On the more “pro-FOI” side, we are likely to see further public authorities made subject to FOIA. ACPO of course came in in 2012, Network Rail this year, and Theresa May has made clear that she would like to see the Police Federation covered.
But also discussions need to be had about the extent to which private contractors performing public functions are caught by FOI. The government has previously indicated that it thinks this can be achieved through appropriate contractual provisions, but I’m dubious – without a clear legal obligation, and associated enforcement mechanism, I struggle to see why this would happen.
So, despite my optimism that the fundamental principles of FOI are now constitutionally embedded, I don’t necessarily think there will be no changes. But I continue to think they will be essentially minor, and this is because I think there is a further factor which protects those fundamental principles. As I said, Dominic Raab has traditionally used FOI to gather information to better help him in his job. And thousands and thousands of other people do so. Journalists are the most obvious example (and when it comes to defenders of the right to receive information you couldn’t ask for a more vocal group) but campaign groups, other public authorities, academics and private citizens do so. And for this reason FOI is popular. Unlike the Human Rights Act there are no (or very few – I don’t know of any) journalists campaigning for FOIA’s repeal. Politicians don’t campaign on a platform of opposition to the right to receive public information.

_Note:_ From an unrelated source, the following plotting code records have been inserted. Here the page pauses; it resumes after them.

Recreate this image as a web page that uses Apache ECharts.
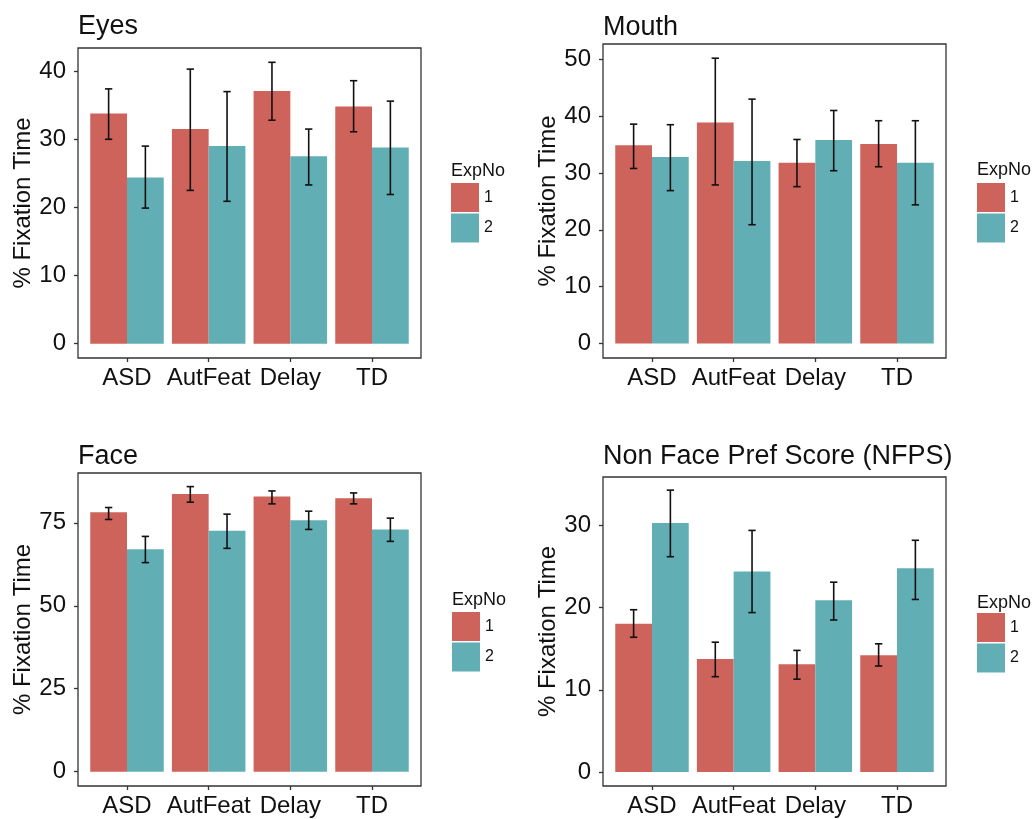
<!DOCTYPE html>
<html>
<head>
<meta charset="utf-8">
<script src="https://cdn.jsdelivr.net/npm/echarts@6/dist/echarts.min.js"></script>
<style>
  html, body { margin: 0; padding: 0; background: #fff; }
  #chart { width: 1033px; height: 819px; }
</style>
</head>
<body>
<div id="chart"></div>
<script>
// groups on the x axis
var categories = ["ASD", "AutFeat", "Delay", "TD"];
var expNames = ["1", "2"];

// Eyes
var eyesExp1 = [33.8, 31.5, 37.1, 34.8];
var eyesExp2 = [24.4, 29.0, 27.5, 28.8];
var eyesErr1 = [[30.0, 37.4], [22.5, 40.3], [32.8, 41.3], [31.1, 38.6]];
var eyesErr2 = [[19.9, 29.0], [20.9, 37.0], [23.3, 31.5], [21.9, 35.6]];
var eyesTicks = [0, 10, 20, 30, 40];

// Mouth
var mouthExp1 = [34.9, 38.9, 31.8, 35.1];
var mouthExp2 = [32.8, 32.1, 35.8, 31.8];
var mouthErr1 = [[30.8, 38.6], [27.9, 50.2], [27.6, 35.9], [31.1, 39.2]];
var mouthErr2 = [[26.9, 38.5], [20.9, 43.0], [30.4, 41.0], [24.4, 39.2]];
var mouthTicks = [0, 10, 20, 30, 40, 50];

// Face
var faceExp1 = [78.2, 83.7, 82.9, 82.4];
var faceExp2 = [67.0, 72.6, 75.8, 73.0];
var faceErr1 = [[76.0, 79.6], [81.2, 85.9], [80.7, 84.6], [80.7, 84.0]];
var faceErr2 = [[63.0, 70.9], [67.3, 77.6], [73.0, 78.5], [69.4, 76.4]];
var faceTicks = [0, 25, 50, 75];

// Non Face Pref Score
var nfpsExp1 = [18.05, 13.75, 13.1, 14.2];
var nfpsExp2 = [30.3, 24.4, 20.9, 24.8];
var nfpsErr1 = [[16.4, 19.75], [11.6, 15.8], [11.3, 14.8], [12.9, 15.6]];
var nfpsErr2 = [[26.2, 34.3], [19.4, 29.4], [18.5, 23.1], [21.0, 28.2]];
var nfpsTicks = [0, 10, 20, 30];

var RED = "#CD635B";
var TEAL = "#62AEB5";
var FONT = "Liberation Sans, Arial, sans-serif";

var panels = [
  { title: "Eyes", left: 78, top: 48, width: 343, height: 310, min: -2.1, max: 43.4,
    m1: eyesExp1, m2: eyesExp2, e1: eyesErr1, e2: eyesErr2, ticks: eyesTicks,
    titleTop: 13, legTitleTop: 162, legTop: 183, legLeft: 451 },
  { title: "Mouth", left: 603, top: 44, width: 343, height: 314, min: -2.55, max: 52.7,
    m1: mouthExp1, m2: mouthExp2, e1: mouthErr1, e2: mouthErr2, ticks: mouthTicks,
    titleTop: 14, legTitleTop: 161, legTop: 183, legLeft: 977 },
  { title: "Face", left: 78, top: 473, width: 343, height: 313, min: -4.3, max: 90,
    m1: faceExp1, m2: faceExp2, e1: faceErr1, e2: faceErr2, ticks: faceTicks,
    titleTop: 443, legTitleTop: 591, legTop: 612, legLeft: 452 },
  { title: "Non Face Pref Score (NFPS)", left: 603, top: 477, width: 343, height: 309, min: -1.7, max: 35.9,
    m1: nfpsExp1, m2: nfpsExp2, e1: nfpsErr1, e2: nfpsErr2, ticks: nfpsTicks,
    titleTop: 443, legTitleTop: 594, legTop: 613, legLeft: 977 }
];

// dodged bar + error bar, positioned through the axis scales
function makeRender(offset) {
  return function (params, api) {
    var x = api.value(0), v = api.value(1), lo = api.value(2), hi = api.value(3);
    var x0 = x + offset, x1 = x0 + 0.45, cx = x0 + 0.225;
    var a = api.coord([x0, v]);
    var b = api.coord([x1, 0]);
    var top = api.coord([cx, hi]);
    var bot = api.coord([cx, lo]);
    var cl = api.coord([cx - 0.045, hi])[0];
    var cr = api.coord([cx + 0.045, hi])[0];
    var lineStyle = { stroke: "#111", lineWidth: 1.6 };
    return {
      type: "group",
      children: [
        { type: "rect", shape: { x: a[0], y: a[1], width: b[0] - a[0], height: b[1] - a[1] },
          style: { fill: api.visual("color") } },
        { type: "line", shape: { x1: top[0], y1: top[1], x2: bot[0], y2: bot[1] }, style: lineStyle },
        { type: "line", shape: { x1: cl, y1: top[1], x2: cr, y2: top[1] }, style: lineStyle },
        { type: "line", shape: { x1: cl, y1: bot[1], x2: cr, y2: bot[1] }, style: lineStyle }
      ]
    };
  };
}

function rows(means, errs) {
  return means.map(function (m, i) { return [i + 1, m, errs[i][0], errs[i][1]]; });
}

var titles = [], grids = [], xAxes = [], yAxes = [], legends = [], series = [];

panels.forEach(function (p, k) {
  titles.push({ text: p.title, left: p.left, top: p.titleTop, padding: 0,
    textStyle: { fontFamily: FONT, fontSize: 27, fontWeight: "normal", color: "#111" } });
  titles.push({ text: "ExpNo", left: p.legLeft, top: p.legTitleTop, padding: 0,
    textStyle: { fontFamily: FONT, fontSize: 18, fontWeight: "normal", color: "#111" } });

  grids.push({ left: p.left, top: p.top, width: p.width, height: p.height,
    show: true, borderColor: "#333", borderWidth: 1.3, backgroundColor: "#fff" });

  xAxes.push({
    type: "value", gridIndex: k, min: 0.4, max: 4.6,
    axisLine: { show: false, onZero: false },
    splitLine: { show: false },
    axisTick: { show: true, length: 4, customValues: [1, 2, 3, 4], lineStyle: { color: "#333", width: 1.3 } },
    axisLabel: { customValues: [1, 2, 3, 4], margin: 8, fontFamily: FONT, fontSize: 24, color: "#111",
      formatter: function (v) { return categories[Math.round(v) - 1] || ""; } }
  });

  yAxes.push({
    type: "value", gridIndex: k, min: p.min, max: p.max,
    name: "% Fixation Time", nameLocation: "middle", nameGap: 40,
    nameTextStyle: { fontFamily: FONT, fontSize: 24, color: "#111" },
    axisLine: { show: false, onZero: false },
    splitLine: { show: false },
    axisTick: { show: true, length: 4, customValues: p.ticks, lineStyle: { color: "#333", width: 1.3 } },
    axisLabel: { customValues: p.ticks, margin: 12, fontFamily: FONT, fontSize: 24, color: "#111" }
  });

  legends.push({
    data: expNames, orient: "vertical", left: p.legLeft, top: p.legTop, padding: 0,
    icon: "rect", itemWidth: 28, itemHeight: 29, itemGap: 1.5, selectedMode: false,
    textStyle: { fontFamily: FONT, fontSize: 16, color: "#111" }
  });

  series.push({
    name: expNames[0], type: "custom", xAxisIndex: k, yAxisIndex: k,
    itemStyle: { color: RED }, renderItem: makeRender(-0.45),
    encode: { x: 0, y: 1 }, data: rows(p.m1, p.e1)
  });
  series.push({
    name: expNames[1], type: "custom", xAxisIndex: k, yAxisIndex: k,
    itemStyle: { color: TEAL }, renderItem: makeRender(0),
    encode: { x: 0, y: 1 }, data: rows(p.m2, p.e2)
  });
});

var chart = echarts.init(document.getElementById("chart"));
chart.setOption({
  backgroundColor: "#fff",
  animation: false,
  title: titles,
  grid: grids,
  xAxis: xAxes,
  yAxis: yAxes,
  legend: legends,
  series: series
});
</script>
</body>
</html>
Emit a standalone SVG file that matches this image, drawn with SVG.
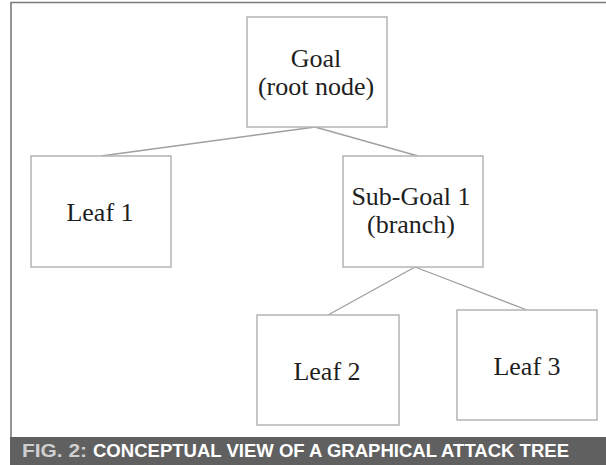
<svg xmlns="http://www.w3.org/2000/svg" width="606" height="465" viewBox="0 0 606 465">
<style>
.box{fill:#fff;stroke:#b4b4b4;stroke-width:1.5}
.lbl{font-family:"Liberation Serif","Times New Roman",serif;font-size:26px;fill:#1e1e1e;text-anchor:middle}
.con{stroke:#a0a0a0;stroke-width:1.3;fill:none}
.cap{font-family:"Liberation Sans Narrow","Liberation Sans",Arial,sans-serif;font-weight:bold;font-size:19px}
</style>
<rect x="0" y="0" width="606" height="465" fill="#fff"/>
<path d="M11 465 V2.5 H606" fill="none" stroke="#7a7a7a" stroke-width="1.6"/>
<g id="connectors">
<line class="con" x1="315" y1="127" x2="101" y2="156"/>
<line class="con" x1="315" y1="127" x2="418" y2="156"/>
<line class="con" x1="415" y1="267" x2="328" y2="315"/>
<line class="con" x1="415" y1="267" x2="527" y2="310"/>
</g>
<g id="goal">
<rect class="box" x="247" y="17" width="140" height="110"/>
<text class="lbl" x="316" y="67">Goal</text>
<text class="lbl" x="316" y="95">(root node)</text>
</g>
<g id="leaf1">
<rect class="box" x="31" y="156" width="140" height="111"/>
<text class="lbl" x="100" y="221">Leaf 1</text>
</g>
<g id="subgoal1">
<rect class="box" x="343" y="156" width="140" height="111"/>
<text class="lbl" x="411" y="205">Sub-Goal 1</text>
<text class="lbl" x="411" y="233">(branch)</text>
</g>
<g id="leaf2">
<rect class="box" x="257" y="315" width="142" height="110"/>
<text class="lbl" x="327" y="380">Leaf 2</text>
</g>
<g id="leaf3">
<rect class="box" x="457" y="310" width="140" height="110"/>
<text class="lbl" x="527" y="375">Leaf 3</text>
</g>
<g id="caption">
<rect x="10" y="437" width="596" height="28" fill="#606060"/>
<text class="cap" x="22" y="457" fill="#cfcfcf" textLength="65" lengthAdjust="spacingAndGlyphs">FIG. 2:</text>
<text class="cap" x="93" y="457" fill="#fff" textLength="476" lengthAdjust="spacingAndGlyphs">CONCEPTUAL VIEW OF A GRAPHICAL ATTACK TREE</text>
</g>
</svg>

FOI does promote better openness and transparency; better accountability; better decision making, and even if it hasn’t yet, and probably never will, improve the public trust in government decision-making, one thing which would further destroy that trust would be changes to make public authorities less accountable. And the media and campaigners would be lined up to make the point vociferously.
FOI may, in its teenage years, suffer from its own equivalent of angst, anger and acne, but it will have strong friends to support it.